Strafvordering - Bijzondere onderzoeksmethoden
In het omstandig arrest nr. 105/2007 van 19 juli 2007 heeft het Grondwettelijk Hof uitspraak gedaan over de beroepen tot vernietiging van de wet van 27 december 2005 i.v.m. de onderzoeksmethoden in de strijd tegen het terrorisme en de zware en georganiseerde criminaliteit.
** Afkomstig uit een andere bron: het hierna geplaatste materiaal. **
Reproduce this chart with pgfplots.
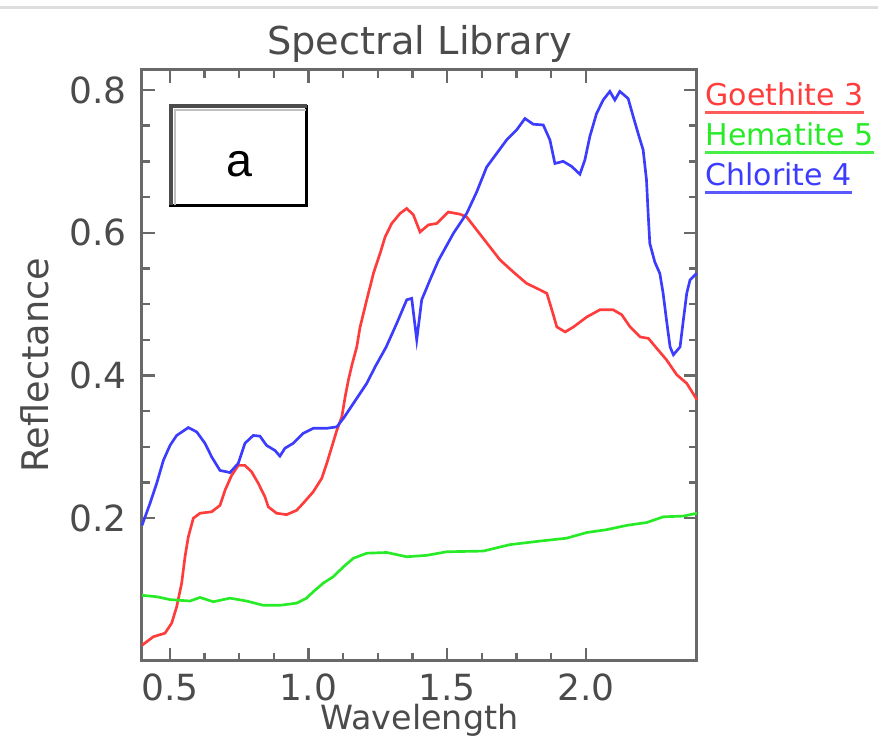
\documentclass[border=0pt]{standalone}
\usepackage{pgfplots}
\pgfplotsset{compat=1.18}
\usepackage{fontspec}
\setmainfont{DejaVu Sans}
\newfontfamily\arialf{Liberation Sans}
\definecolor{cred}{RGB}{255,60,60}
\definecolor{cgreen}{RGB}{40,235,40}
\definecolor{cblue}{RGB}{60,60,255}
\definecolor{axgray}{RGB}{105,105,105}
\definecolor{txtgray}{RGB}{75,75,75}
\begin{document}
\begin{tikzpicture}
\path[use as bounding box] (0,0) rectangle (263.4pt,221.4pt);
\draw[black!13, line width=0.9pt] (0,219.0pt) -- (263.4pt,219.0pt);
\begin{axis}[
  name=ax,
  at={(42.6pt,23.1pt)}, anchor=south west,
  scale only axis, width=166.5pt, height=177.3pt,
  xmin=0.4, xmax=2.4, ymin=0, ymax=0.828,
  xtick={0.5,1.0,1.5,2.0}, ytick={0.2,0.4,0.6,0.8},
  minor x tick num=3, minor y tick num=3,
  tick align=inside, major tick length=4pt, minor tick length=2.4pt,
  axis line style={axgray, line width=0.9pt},
  every tick/.style={axgray, line width=0.7pt},
  /pgf/number format/assume math mode=true,
  /pgf/number format/fixed,
  /pgf/number format/fixed zerofill,
  /pgf/number format/precision=1,
  ticklabel style={font=\fontsize{10.8}{12}\selectfont, text=txtgray},
  xticklabel style={anchor=base, yshift=-12pt},
  yticklabel style={anchor=east, xshift=-1pt},
  title={Spectral Library},
  title style={at={(0.5,1)}, anchor=base, yshift=-1.5pt, font=\fontsize{11.5}{13}\selectfont, text=txtgray},
  xlabel={Wavelength},
  xlabel style={at={(0.5,0)}, anchor=base, yshift=-20.7pt, font=\fontsize{10}{12}\selectfont, text=txtgray},
  clip=false,
]
\addplot[cred, line width=0.8pt] coordinates {
(0.400,0.022) (0.441,0.034) (0.483,0.039) (0.507,0.053) (0.525,0.076)
(0.543,0.109) (0.555,0.146) (0.567,0.174) (0.585,0.200) (0.609,0.207)
(0.651,0.209) (0.681,0.218) (0.699,0.239) (0.723,0.260) (0.747,0.274)
(0.771,0.274) (0.795,0.265) (0.819,0.249) (0.843,0.230) (0.855,0.216)
(0.885,0.207) (0.921,0.205) (0.957,0.211) (0.981,0.221) (1.017,0.237)
(1.048,0.256) (1.066,0.277) (1.084,0.300) (1.102,0.323) (1.120,0.342)
(1.132,0.370) (1.144,0.394) (1.158,0.417) (1.174,0.440) (1.186,0.468)
(1.210,0.506) (1.234,0.543) (1.258,0.571) (1.276,0.594) (1.300,0.613)
(1.330,0.627) (1.354,0.634) (1.378,0.625) (1.402,0.601) (1.432,0.611)
(1.462,0.613) (1.504,0.629) (1.546,0.626) (1.570,0.622) (1.612,0.601)
(1.648,0.583) (1.690,0.562) (1.738,0.545) (1.786,0.529) (1.834,0.520)
(1.859,0.515) (1.877,0.492) (1.895,0.468) (1.925,0.461) (1.955,0.468)
(2.003,0.482) (2.050,0.492) (2.098,0.492) (2.129,0.485) (2.159,0.468)
(2.195,0.454) (2.225,0.452) (2.255,0.438) (2.290,0.422) (2.327,0.401)
(2.363,0.389) (2.400,0.366)
};
\addplot[cgreen, line width=0.8pt] coordinates {
(0.400,0.092) (0.453,0.090) (0.501,0.086) (0.573,0.084) (0.609,0.089)
(0.657,0.083) (0.717,0.088) (0.777,0.084) (0.837,0.078) (0.897,0.078)
(0.957,0.081) (0.993,0.088) (1.017,0.097) (1.053,0.109) (1.089,0.118)
(1.126,0.132) (1.162,0.144) (1.210,0.151) (1.282,0.152) (1.354,0.146)
(1.426,0.148) (1.498,0.153) (1.630,0.154) (1.726,0.163) (1.834,0.168)
(1.930,0.172) (2.003,0.180) (2.075,0.184) (2.147,0.190) (2.219,0.194)
(2.279,0.202) (2.351,0.203) (2.400,0.207)
};
\addplot[cblue, line width=0.8pt] coordinates {
(0.400,0.190) (0.429,0.221) (0.453,0.249) (0.477,0.281) (0.501,0.302)
(0.525,0.316) (0.567,0.327) (0.597,0.321) (0.627,0.305) (0.651,0.286)
(0.681,0.267) (0.717,0.264) (0.747,0.277) (0.771,0.305) (0.801,0.316)
(0.825,0.315) (0.849,0.302) (0.879,0.295) (0.897,0.287) (0.915,0.298)
(0.945,0.305) (0.981,0.319) (1.017,0.326) (1.066,0.326) (1.102,0.328)
(1.126,0.340) (1.162,0.361) (1.210,0.389) (1.240,0.412) (1.280,0.440)
(1.318,0.473) (1.354,0.506) (1.372,0.508) (1.390,0.450) (1.408,0.506)
(1.438,0.534) (1.468,0.561) (1.522,0.599) (1.570,0.627) (1.606,0.657)
(1.642,0.692) (1.678,0.711) (1.714,0.730) (1.750,0.744) (1.780,0.760)
(1.810,0.752) (1.846,0.751) (1.870,0.730) (1.888,0.697) (1.918,0.700)
(1.948,0.693) (1.978,0.682) (1.996,0.702) (2.014,0.735) (2.038,0.767)
(2.062,0.786) (2.086,0.798) (2.104,0.786) (2.122,0.798) (2.152,0.788)
(2.170,0.763) (2.188,0.739) (2.206,0.716) (2.218,0.674) (2.224,0.627)
(2.230,0.585) (2.248,0.559) (2.266,0.543) (2.278,0.515) (2.290,0.478)
(2.303,0.440) (2.315,0.429) (2.339,0.440) (2.351,0.478) (2.363,0.515)
(2.375,0.534) (2.399,0.543)
};
% annotation box "a"
\fill[white] (rel axis cs:0.052,0.771) rectangle (rel axis cs:0.297,0.939);
\draw[black, line width=0.9pt] (rel axis cs:0.052,0.771) rectangle (rel axis cs:0.297,0.939);
\draw[black!70, line width=1.1pt] (rel axis cs:0.052,0.771) -- (rel axis cs:0.052,0.939) -- (rel axis cs:0.297,0.939);
\draw[black!25, line width=0.8pt] ([xshift=1.2pt]rel axis cs:0.052,0.771) -- ([xshift=1.2pt,yshift=-1.2pt]rel axis cs:0.052,0.939) -- ([yshift=-1.2pt]rel axis cs:0.295,0.939);
\node[font=\arialf\fontsize{14}{16}\selectfont, text=black] at (rel axis cs:0.175,0.84) {a};
\coordinate (yl) at (rel axis cs:0,0.5);
\coordinate (tr) at (rel axis cs:1,1);
\end{axis}
\node[rotate=90, anchor=base, font=\fontsize{11}{13}\selectfont, text=txtgray] at ([xshift=-28.2pt]yl) {Reflectance};
\node[anchor=base west, inner sep=0pt, text=cred, font=\fontsize{9}{10}\selectfont] (l1) at ([xshift=2.4pt,yshift=-10.8pt]tr) {Goethite 3};
\draw[cred!85, line width=0.9pt] ([yshift=-2.1pt]l1.base west) -- ([yshift=-2.1pt]l1.base east);
\node[anchor=base west, inner sep=0pt, text=cgreen, font=\fontsize{9}{10}\selectfont] (l2) at ([xshift=2.4pt,yshift=-22.8pt]tr) {Hematite 5};
\draw[cgreen!85, line width=0.9pt] ([yshift=-2.1pt]l2.base west) -- ([yshift=-2.1pt]l2.base east);
\node[anchor=base west, inner sep=0pt, text=cblue, font=\fontsize{9}{10}\selectfont] (l3) at ([xshift=2.4pt,yshift=-34.8pt]tr) {Chlorite 4};
\draw[cblue!85, line width=0.9pt] ([yshift=-2.1pt]l3.base west) -- ([yshift=-2.1pt]l3.base east);
\end{tikzpicture}
\end{document}
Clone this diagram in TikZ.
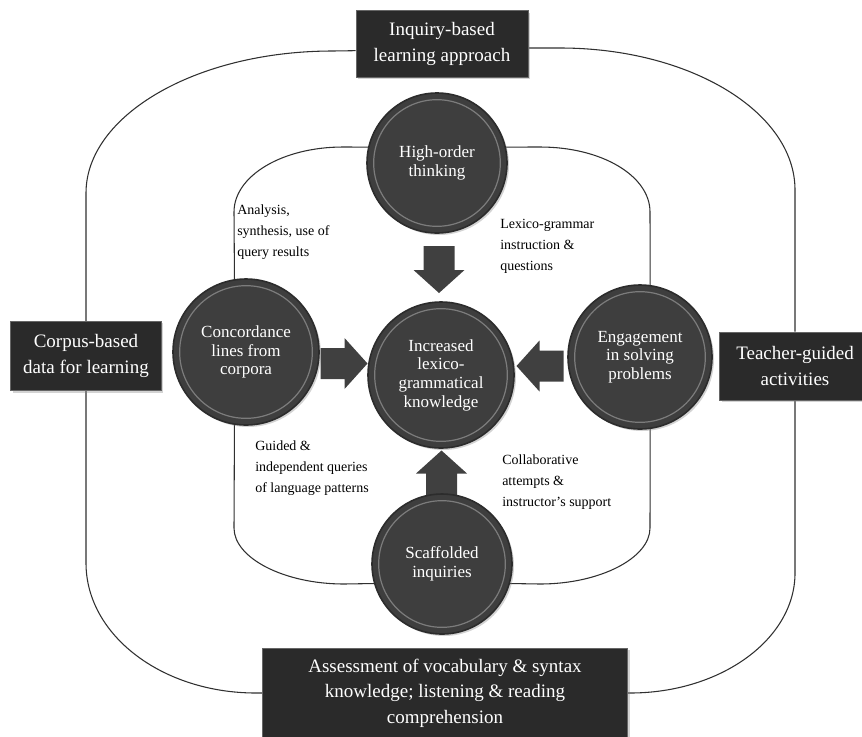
\documentclass[tikz,border=0pt]{standalone}
\usepackage{fontspec}
\setmainfont{Liberation Serif}
\usetikzlibrary{calc,shadows}
\definecolor{boxfill}{HTML}{2A2A2A}
\definecolor{circfill}{HTML}{3E3E3E}
\definecolor{rimdark}{HTML}{2C2C2C}
\definecolor{ringlight}{HTML}{8C8C8C}
\definecolor{arrfill}{HTML}{404040}
\definecolor{loopcol}{HTML}{303030}
\newcommand\boxfont{\fontsize{14.25pt}{19pt}\selectfont}
\newcommand\circfont{\fontsize{12.75pt}{14pt}\selectfont}
\newcommand\labfont{\fontsize{10.5pt}{15.75pt}\selectfont}
\pgfdeclarelayer{background}
\pgfsetlayers{background,main}
\begin{document}
\begin{tikzpicture}[x=0.75pt,y=-0.75pt,
  darkbox/.style={rectangle, fill=boxfill, draw=black!60, line width=0.6pt, text=white, align=center, font=\boxfont, inner sep=0pt, drop shadow={opacity=0.35, shadow xshift=1.5pt, shadow yshift=-1.5pt}},
  circ/.style={circle, fill=circfill, draw=rimdark, line width=1.2pt, text=white, align=center, font=\circfont, inner sep=0pt, minimum size=#1, drop shadow={opacity=0.35, shadow xshift=1.5pt, shadow yshift=-1.5pt}, path picture={\draw[ringlight, line width=0.9pt, opacity=0.8] (path picture bounding box.center) circle[radius=#1/2-5pt];}},
  loopline/.style={draw=loopcol, line width=0.8pt},
  lab/.style={align=left, font=\labfont, inner sep=0pt, anchor=north west},
  blockarr/.pic={\fill[arrfill] (-23,-15.5) -- (1,-15.5) -- (1,-25.5) -- (24,0) -- (1,25.5) -- (1,15.5) -- (-23,15.5) -- cycle;}
]
\useasboundingbox (0,0) rectangle (862,736);

% boxes
\node[darkbox, minimum width=129pt, minimum height=50pt] (inq) at (442,44) {Inquiry-based\\learning approach};
\node[darkbox, minimum width=113pt, minimum height=52pt] (corp) at (86,356) {Corpus-based\\data for learning};
\node[darkbox, minimum width=113pt, minimum height=51pt] (teach) at (795,366) {Teacher-guided\\activities};
\node[darkbox, minimum width=274pt, minimum height=67pt] (assess) at (445,693) {Assessment of vocabulary \& syntax\\knowledge; listening \& reading\\comprehension};

% circles
\node[circ=105pt] (high) at (437,163) {High-order\\thinking};
\node[circ=109.5pt] (conc) at (246,352) {Concordance\\lines from\\corpora};
\node[circ=109.5pt] (center) at (441,375) {Increased\\lexico-\\grammatical\\knowledge};
\node[circ=108pt] (eng) at (640,357) {Engagement\\in solving\\problems};
\node[circ=105pt] (scaf) at (442,564) {Scaffolded\\inquiries};

% labels
\node[lab] (l1) at (237,205) {Analysis,\\synthesis, use of\\query results};
\node[lab] (l2) at (500,219) {Lexico-grammar\\instruction \&\\questions};
\node[lab] (l3) at (255,441) {Guided \&\\independent queries\\of language patterns};
\node[lab] (l4) at (502,455) {Collaborative\\attempts \&\\instructor's support};

\begin{pgfonlayer}{background}
% outer loop
\draw[loopline] ([yshift=-5pt]inq.west) -- (333,51) .. controls (195,51) and (86,116) .. (86,193) -- (corp.north);
\draw[loopline] ([yshift=-3pt]inq.east) -- (560,48) .. controls (690,48) and (795,112) .. (795,190) -- (teach.north);
\draw[loopline] (corp.south) -- (86,563) .. controls (86,635) and (162,693) .. (256,693) -- (assess.west);
\draw[loopline] (teach.south) -- (795,573) .. controls (795,639) and (721,693) .. (630,693) -- (assess.east);
% inner loop
\draw[loopline] (high.167) -- (343,147) .. controls (282,147) and (234,176) .. (234,212) -- (conc.99);
\draw[loopline] (conc.261) -- (234,528) .. controls (234,558) and (284,584) .. (344,584) -- (scaf.196);
\draw[loopline] (high.13) -- (540,147) .. controls (602,147) and (650,176) .. (650,212) -- (eng.82);
\draw[loopline] (eng.278) -- (650,528) .. controls (650,558) and (600,584) .. (540,584) -- (scaf.-16);
% block arrows
\pic[rotate=-90] at ($(high)!0.5!(center)$) {blockarr};
\pic at ($(conc)!0.5!(center)$) {blockarr};
\pic[rotate=180] at ($(eng)!0.5!(center)$) {blockarr};
\pic[rotate=90] at ($(center)!0.5!(scaf)+(0,5)$) {blockarr};
\end{pgfonlayer}
\end{tikzpicture}
\end{document}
Hierbij heeft het Hof de volgende bepalingen in het Wetboek van Strafvordering vernietigd:
- art. 47ter, 1, derde lid, dat het mogelijk maakt bijzondere opsporingsmethoden aan te wenden in het raam van de strafuitvoering; en bij wege van gevolgtrekking de tweede zin in art. 47undecies, tweede en derde lid, m.b.t. de daaromtrent op te stellen verslagen;
- art. 47decies, § 7 m.b.t. de toestemming aan informanten om misdrijven te plegen;
- art. 235ter, § 6, volgens welk tegen de controle van het vertrouwelijk dossier door de kamer van inbeschuldigingstelling geen rechtsmiddel open staat, omdat aldus ten onrechte een cassatieberoep wordt uitgesloten.
Behoudens voor de laatste bepaling heeft het Hof de gevolgen van de met toepassing van die bepalingen bevolen of toegestane maatregelen gehandhaafd tot de bekendmaking van het arrest in het Belgisch Staatsblad.